* **TASK DETAILS**:
Extract, exactly, the lines from the line containing "Write a Python" to the line containing "from matplotlib.lines import Line2D", with both lines included and any pictures left out.

* **DATA ROWS**:
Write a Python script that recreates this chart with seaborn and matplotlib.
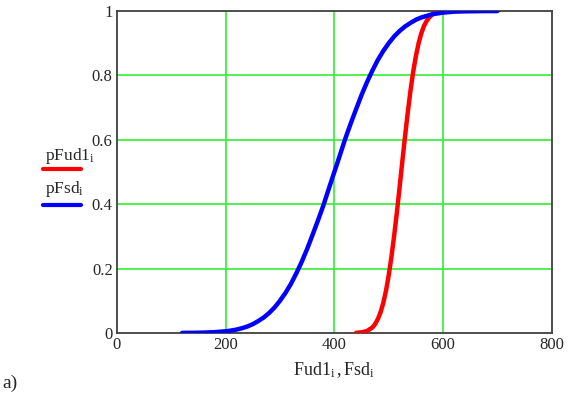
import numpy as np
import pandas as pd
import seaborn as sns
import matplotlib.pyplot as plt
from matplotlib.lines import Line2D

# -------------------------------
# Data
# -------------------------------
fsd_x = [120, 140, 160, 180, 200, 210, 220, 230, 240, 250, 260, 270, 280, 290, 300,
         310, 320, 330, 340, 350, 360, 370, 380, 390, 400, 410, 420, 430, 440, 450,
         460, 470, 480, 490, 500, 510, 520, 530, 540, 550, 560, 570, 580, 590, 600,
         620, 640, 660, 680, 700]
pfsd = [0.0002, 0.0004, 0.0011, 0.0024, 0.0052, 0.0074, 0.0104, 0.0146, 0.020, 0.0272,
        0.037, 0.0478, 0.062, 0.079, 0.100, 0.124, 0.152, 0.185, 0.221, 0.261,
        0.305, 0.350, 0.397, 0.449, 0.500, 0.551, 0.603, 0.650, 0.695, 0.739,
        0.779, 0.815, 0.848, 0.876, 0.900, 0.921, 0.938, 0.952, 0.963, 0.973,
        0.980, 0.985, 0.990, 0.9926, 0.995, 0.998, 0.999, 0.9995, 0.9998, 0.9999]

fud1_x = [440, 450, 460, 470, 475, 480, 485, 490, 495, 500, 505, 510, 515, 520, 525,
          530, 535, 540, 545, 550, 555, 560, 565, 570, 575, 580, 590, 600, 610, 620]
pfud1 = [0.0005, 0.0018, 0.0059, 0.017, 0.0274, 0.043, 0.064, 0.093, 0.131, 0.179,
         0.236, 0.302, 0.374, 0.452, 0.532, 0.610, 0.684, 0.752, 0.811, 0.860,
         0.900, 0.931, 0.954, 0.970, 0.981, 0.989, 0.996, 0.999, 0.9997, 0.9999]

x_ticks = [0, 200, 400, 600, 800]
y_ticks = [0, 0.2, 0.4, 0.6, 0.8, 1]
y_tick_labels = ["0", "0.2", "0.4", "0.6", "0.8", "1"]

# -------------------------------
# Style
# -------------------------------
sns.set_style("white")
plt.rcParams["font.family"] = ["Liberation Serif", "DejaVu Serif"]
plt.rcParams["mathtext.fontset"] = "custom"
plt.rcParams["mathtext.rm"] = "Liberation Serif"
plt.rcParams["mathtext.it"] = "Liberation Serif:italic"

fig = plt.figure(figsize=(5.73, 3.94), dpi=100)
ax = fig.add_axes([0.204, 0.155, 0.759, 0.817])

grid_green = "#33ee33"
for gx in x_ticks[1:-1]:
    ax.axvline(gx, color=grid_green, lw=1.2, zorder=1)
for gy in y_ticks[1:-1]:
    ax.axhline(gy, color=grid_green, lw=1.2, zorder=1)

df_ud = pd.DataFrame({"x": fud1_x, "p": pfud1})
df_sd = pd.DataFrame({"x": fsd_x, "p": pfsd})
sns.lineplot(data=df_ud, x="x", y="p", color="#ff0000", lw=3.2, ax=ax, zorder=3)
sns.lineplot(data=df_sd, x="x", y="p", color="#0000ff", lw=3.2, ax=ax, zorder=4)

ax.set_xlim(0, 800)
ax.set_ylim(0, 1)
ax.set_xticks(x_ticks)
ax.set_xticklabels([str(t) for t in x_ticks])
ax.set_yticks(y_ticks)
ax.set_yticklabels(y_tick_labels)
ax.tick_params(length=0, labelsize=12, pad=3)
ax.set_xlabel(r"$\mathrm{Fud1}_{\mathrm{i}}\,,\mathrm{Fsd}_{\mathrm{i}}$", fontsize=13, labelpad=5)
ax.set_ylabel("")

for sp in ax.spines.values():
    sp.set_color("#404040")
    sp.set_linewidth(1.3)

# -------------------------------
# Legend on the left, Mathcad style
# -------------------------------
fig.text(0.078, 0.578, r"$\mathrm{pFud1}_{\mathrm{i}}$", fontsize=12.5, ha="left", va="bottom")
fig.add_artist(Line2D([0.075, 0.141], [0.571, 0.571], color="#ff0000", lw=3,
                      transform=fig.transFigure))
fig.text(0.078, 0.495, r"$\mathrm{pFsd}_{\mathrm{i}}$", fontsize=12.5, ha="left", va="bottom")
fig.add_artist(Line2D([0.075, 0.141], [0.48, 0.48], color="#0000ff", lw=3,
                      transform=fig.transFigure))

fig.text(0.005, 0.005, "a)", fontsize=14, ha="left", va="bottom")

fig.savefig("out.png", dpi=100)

...

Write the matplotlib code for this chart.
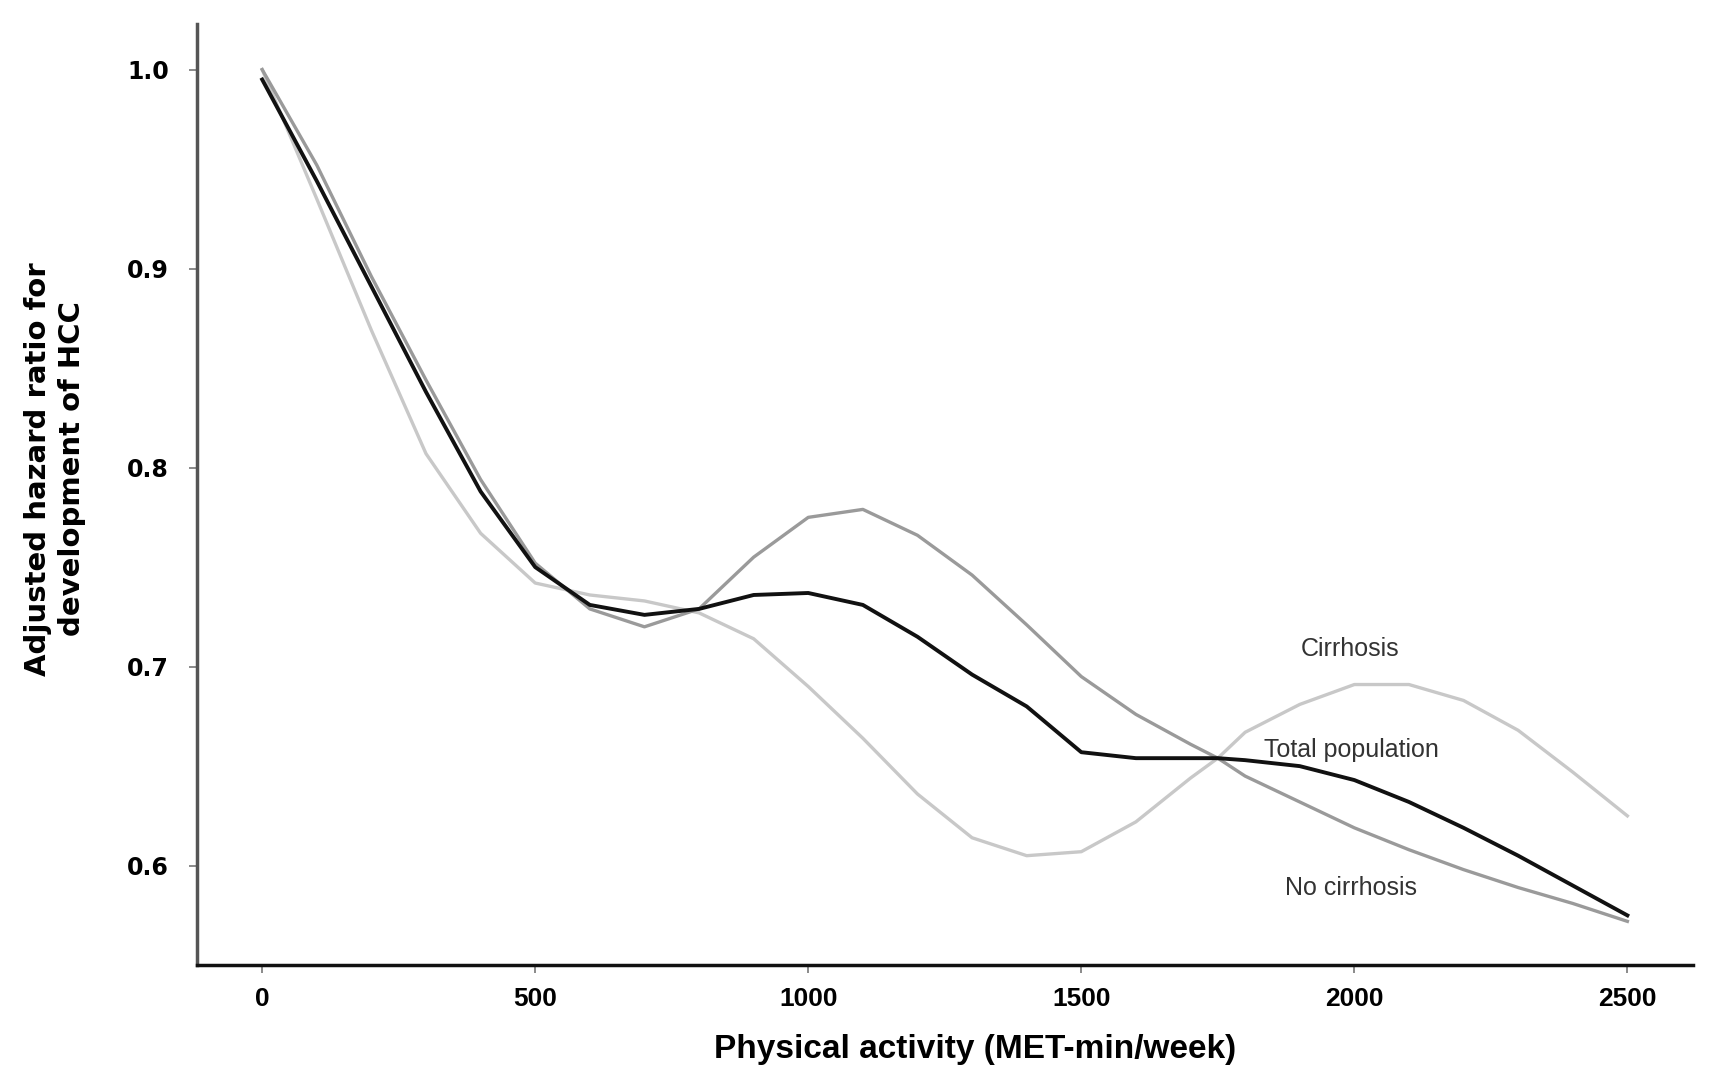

* **RESULT OF THIS EXERCISE**:
Write a Python script that recreates this chart with seaborn and matplotlib.
import numpy as np
import pandas as pd
import seaborn as sns
import matplotlib.pyplot as plt
from matplotlib.lines import Line2D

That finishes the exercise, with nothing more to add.